[start Data shown]
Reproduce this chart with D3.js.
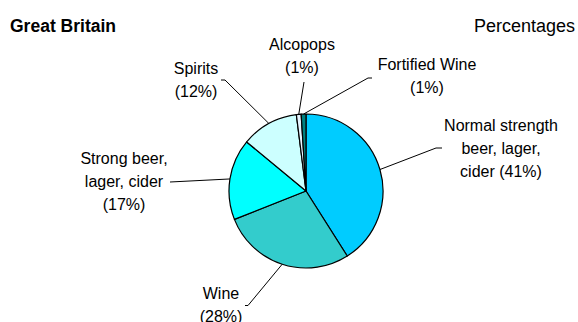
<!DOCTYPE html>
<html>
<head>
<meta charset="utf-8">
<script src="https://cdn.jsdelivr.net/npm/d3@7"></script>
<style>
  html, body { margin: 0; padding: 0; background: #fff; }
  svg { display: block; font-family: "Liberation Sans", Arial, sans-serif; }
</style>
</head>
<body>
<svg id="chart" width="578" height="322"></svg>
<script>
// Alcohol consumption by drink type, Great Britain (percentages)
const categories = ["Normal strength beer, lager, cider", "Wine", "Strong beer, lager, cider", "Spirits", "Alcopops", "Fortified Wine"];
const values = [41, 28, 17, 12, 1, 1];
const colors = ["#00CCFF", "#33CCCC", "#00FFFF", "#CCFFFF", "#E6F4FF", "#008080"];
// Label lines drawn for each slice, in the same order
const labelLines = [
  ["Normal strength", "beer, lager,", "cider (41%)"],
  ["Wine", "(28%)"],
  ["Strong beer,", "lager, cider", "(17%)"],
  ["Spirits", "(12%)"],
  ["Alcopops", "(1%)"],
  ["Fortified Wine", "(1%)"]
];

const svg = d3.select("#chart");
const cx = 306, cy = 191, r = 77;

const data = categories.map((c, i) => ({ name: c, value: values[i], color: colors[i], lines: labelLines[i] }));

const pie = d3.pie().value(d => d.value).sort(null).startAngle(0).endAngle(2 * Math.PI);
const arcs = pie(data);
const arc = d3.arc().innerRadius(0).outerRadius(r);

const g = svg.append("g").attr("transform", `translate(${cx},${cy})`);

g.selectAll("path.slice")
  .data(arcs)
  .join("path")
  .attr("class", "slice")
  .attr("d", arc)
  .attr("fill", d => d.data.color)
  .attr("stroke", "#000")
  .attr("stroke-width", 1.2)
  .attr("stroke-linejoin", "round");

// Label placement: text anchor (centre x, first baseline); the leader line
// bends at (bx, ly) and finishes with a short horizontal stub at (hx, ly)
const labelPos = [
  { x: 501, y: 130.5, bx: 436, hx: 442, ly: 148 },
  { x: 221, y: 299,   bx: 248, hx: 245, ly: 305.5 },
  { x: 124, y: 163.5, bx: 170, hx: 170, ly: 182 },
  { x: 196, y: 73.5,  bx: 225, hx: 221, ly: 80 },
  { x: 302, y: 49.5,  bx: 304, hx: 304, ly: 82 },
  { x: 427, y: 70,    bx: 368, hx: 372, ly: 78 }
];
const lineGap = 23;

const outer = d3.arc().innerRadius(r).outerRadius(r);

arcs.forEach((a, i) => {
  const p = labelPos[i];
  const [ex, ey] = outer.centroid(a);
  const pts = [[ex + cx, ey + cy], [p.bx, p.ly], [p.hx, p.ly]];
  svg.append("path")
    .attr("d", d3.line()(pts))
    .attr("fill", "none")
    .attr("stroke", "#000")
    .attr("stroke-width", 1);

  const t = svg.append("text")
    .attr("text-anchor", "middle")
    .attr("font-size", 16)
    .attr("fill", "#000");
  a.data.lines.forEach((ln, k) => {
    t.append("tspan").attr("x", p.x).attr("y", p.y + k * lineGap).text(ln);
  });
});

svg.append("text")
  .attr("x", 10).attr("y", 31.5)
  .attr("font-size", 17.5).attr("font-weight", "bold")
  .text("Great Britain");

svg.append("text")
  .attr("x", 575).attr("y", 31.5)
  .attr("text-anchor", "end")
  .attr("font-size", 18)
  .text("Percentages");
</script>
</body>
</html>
[end Data shown]
[start Data shown]
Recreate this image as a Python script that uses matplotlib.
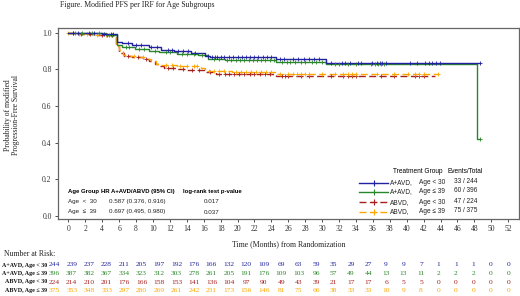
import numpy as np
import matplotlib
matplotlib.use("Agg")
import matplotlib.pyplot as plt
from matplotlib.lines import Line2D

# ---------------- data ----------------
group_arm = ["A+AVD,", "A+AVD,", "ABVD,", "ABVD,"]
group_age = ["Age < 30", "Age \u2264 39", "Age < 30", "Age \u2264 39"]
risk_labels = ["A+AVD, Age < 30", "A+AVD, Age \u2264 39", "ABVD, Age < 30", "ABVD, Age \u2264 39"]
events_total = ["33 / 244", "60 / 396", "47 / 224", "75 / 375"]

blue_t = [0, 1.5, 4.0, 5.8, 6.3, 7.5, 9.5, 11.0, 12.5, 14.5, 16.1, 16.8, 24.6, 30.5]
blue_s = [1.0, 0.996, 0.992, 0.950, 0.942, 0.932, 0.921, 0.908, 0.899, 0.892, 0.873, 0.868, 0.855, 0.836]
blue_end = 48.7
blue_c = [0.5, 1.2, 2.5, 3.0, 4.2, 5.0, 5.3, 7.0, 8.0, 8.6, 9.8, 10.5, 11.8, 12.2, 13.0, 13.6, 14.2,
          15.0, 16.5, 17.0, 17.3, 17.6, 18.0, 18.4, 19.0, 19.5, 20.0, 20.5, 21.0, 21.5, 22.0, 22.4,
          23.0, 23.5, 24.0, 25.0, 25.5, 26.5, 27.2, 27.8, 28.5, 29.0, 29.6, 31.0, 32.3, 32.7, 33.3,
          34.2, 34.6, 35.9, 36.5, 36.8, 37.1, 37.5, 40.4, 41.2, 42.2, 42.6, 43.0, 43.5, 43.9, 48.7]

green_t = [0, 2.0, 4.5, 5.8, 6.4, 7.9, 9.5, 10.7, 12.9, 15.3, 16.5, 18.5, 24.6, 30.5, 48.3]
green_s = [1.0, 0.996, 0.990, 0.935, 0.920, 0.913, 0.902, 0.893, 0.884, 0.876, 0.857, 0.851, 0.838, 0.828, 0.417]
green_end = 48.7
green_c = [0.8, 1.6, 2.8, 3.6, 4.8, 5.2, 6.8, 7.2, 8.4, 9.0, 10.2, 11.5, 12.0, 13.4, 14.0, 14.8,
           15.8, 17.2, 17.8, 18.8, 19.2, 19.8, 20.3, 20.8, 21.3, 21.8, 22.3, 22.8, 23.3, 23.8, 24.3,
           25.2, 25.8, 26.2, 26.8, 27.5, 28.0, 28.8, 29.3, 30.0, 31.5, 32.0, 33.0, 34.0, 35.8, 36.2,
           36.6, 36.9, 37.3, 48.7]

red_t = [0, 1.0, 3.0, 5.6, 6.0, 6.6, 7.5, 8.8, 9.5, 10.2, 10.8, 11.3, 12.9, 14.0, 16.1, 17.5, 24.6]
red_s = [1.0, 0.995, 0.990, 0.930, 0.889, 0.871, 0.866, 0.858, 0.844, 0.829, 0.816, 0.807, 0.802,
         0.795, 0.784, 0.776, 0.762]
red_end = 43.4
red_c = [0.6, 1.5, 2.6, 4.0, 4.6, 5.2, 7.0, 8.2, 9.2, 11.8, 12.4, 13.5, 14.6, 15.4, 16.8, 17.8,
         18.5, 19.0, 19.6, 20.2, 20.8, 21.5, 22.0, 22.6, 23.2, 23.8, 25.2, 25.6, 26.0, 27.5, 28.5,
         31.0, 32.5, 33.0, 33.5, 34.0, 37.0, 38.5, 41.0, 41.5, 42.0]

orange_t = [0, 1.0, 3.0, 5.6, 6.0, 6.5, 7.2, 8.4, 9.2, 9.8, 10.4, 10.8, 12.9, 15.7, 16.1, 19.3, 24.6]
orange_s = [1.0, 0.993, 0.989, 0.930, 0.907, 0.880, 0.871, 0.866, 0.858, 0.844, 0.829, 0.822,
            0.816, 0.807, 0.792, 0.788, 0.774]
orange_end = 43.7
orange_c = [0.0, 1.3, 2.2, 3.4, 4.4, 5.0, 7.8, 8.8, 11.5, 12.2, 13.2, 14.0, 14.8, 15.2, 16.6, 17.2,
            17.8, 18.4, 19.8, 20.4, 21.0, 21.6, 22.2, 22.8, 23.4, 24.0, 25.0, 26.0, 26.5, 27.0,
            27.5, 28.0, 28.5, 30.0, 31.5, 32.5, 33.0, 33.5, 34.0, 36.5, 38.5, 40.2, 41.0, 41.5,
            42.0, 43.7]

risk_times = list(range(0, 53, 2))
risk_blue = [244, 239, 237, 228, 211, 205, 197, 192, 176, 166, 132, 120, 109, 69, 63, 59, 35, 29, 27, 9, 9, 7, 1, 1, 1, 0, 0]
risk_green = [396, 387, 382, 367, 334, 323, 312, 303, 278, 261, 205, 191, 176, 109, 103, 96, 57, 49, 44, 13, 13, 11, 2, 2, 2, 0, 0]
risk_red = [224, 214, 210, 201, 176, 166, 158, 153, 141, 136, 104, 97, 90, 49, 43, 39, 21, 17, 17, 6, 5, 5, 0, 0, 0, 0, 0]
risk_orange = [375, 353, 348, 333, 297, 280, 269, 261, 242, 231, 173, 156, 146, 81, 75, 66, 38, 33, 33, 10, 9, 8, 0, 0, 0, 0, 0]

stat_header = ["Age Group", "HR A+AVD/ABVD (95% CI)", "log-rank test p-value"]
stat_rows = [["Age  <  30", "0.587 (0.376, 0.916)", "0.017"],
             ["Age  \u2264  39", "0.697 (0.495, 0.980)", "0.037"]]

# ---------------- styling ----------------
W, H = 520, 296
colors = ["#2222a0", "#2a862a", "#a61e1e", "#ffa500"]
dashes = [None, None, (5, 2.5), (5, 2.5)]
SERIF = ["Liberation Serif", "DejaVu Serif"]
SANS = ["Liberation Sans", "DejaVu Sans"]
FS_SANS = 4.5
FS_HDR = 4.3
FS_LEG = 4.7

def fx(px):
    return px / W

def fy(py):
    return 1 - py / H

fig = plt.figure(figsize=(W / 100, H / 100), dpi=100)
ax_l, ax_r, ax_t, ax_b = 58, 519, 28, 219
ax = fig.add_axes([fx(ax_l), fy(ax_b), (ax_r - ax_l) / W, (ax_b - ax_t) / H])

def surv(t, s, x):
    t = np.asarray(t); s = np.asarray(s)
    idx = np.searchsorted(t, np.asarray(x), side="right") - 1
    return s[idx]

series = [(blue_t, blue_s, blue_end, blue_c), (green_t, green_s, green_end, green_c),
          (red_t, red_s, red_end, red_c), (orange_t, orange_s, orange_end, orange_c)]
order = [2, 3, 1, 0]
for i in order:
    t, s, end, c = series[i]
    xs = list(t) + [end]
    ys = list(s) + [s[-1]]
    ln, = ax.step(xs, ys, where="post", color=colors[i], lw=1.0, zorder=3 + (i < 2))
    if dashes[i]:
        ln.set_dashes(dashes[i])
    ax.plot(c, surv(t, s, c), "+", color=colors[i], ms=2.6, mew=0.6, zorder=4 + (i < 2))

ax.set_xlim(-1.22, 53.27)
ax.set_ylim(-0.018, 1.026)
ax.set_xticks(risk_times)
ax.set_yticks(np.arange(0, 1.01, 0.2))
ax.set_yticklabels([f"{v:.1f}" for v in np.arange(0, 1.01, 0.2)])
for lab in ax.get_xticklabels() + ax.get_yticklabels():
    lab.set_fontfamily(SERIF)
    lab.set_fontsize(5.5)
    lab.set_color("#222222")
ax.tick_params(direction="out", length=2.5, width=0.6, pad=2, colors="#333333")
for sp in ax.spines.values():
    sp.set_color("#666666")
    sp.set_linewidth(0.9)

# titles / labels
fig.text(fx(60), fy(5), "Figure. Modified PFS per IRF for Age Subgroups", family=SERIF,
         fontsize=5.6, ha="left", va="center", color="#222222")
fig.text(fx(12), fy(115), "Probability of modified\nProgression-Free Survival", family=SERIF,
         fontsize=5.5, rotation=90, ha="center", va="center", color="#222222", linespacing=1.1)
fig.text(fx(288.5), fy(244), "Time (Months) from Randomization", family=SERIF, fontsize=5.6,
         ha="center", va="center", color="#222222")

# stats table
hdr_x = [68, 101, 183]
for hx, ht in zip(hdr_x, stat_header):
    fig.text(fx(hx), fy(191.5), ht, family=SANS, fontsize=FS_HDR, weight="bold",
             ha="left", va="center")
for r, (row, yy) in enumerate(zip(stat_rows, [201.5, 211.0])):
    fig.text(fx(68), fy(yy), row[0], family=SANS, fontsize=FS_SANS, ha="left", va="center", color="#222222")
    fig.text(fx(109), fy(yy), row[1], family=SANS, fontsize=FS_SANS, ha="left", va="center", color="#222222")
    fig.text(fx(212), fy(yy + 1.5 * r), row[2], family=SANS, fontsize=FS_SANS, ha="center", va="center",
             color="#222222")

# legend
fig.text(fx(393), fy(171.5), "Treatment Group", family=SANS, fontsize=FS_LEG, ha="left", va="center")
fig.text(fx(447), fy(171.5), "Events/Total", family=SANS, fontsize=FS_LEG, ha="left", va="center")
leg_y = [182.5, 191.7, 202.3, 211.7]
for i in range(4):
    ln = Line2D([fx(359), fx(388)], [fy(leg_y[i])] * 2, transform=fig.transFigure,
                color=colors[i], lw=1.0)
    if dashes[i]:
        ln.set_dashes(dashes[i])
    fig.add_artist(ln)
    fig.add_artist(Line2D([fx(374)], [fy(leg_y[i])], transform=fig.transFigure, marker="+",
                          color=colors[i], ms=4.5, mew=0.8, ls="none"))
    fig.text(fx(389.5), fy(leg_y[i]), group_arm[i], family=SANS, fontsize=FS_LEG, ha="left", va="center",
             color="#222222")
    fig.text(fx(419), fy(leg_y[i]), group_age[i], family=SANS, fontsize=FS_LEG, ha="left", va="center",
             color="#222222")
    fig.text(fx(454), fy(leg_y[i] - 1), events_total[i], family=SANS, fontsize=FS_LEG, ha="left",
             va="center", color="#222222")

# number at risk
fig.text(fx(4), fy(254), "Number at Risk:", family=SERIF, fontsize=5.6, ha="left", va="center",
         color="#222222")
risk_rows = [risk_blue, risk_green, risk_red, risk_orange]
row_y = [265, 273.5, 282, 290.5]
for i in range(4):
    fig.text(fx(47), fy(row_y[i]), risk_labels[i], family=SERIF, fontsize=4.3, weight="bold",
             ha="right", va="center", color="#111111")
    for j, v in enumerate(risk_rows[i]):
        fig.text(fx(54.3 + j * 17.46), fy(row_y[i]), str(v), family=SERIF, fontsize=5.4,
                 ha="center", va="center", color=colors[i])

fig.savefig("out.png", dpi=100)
[end Data shown]
## Exercise details
Omit all pictures and repeat exactly the lines from the one containing "Reproduce this chart with D3.js." through the one containing "const data = categories.map((c, i)", ends included, with nothing added.

## Correct response
Reproduce this chart with D3.js.
<!DOCTYPE html>
<html>
<head>
<meta charset="utf-8">
<script src="https://cdn.jsdelivr.net/npm/d3@7"></script>
<style>
  html, body { margin: 0; padding: 0; background: #fff; }
  svg { display: block; font-family: "Liberation Sans", Arial, sans-serif; }
</style>
</head>
<body>
<svg id="chart" width="578" height="322"></svg>
<script>
// Alcohol consumption by drink type, Great Britain (percentages)
const categories = ["Normal strength beer, lager, cider", "Wine", "Strong beer, lager, cider", "Spirits", "Alcopops", "Fortified Wine"];
const values = [41, 28, 17, 12, 1, 1];
const colors = ["#00CCFF", "#33CCCC", "#00FFFF", "#CCFFFF", "#E6F4FF", "#008080"];
// Label lines drawn for each slice, in the same order
const labelLines = [
  ["Normal strength", "beer, lager,", "cider (41%)"],
  ["Wine", "(28%)"],
  ["Strong beer,", "lager, cider", "(17%)"],
  ["Spirits", "(12%)"],
  ["Alcopops", "(1%)"],
  ["Fortified Wine", "(1%)"]
];

const svg = d3.select("#chart");
const cx = 306, cy = 191, r = 77;

const data = categories.map((c, i) => ({ name: c, value: values[i], color: colors[i], lines: labelLines[i] }));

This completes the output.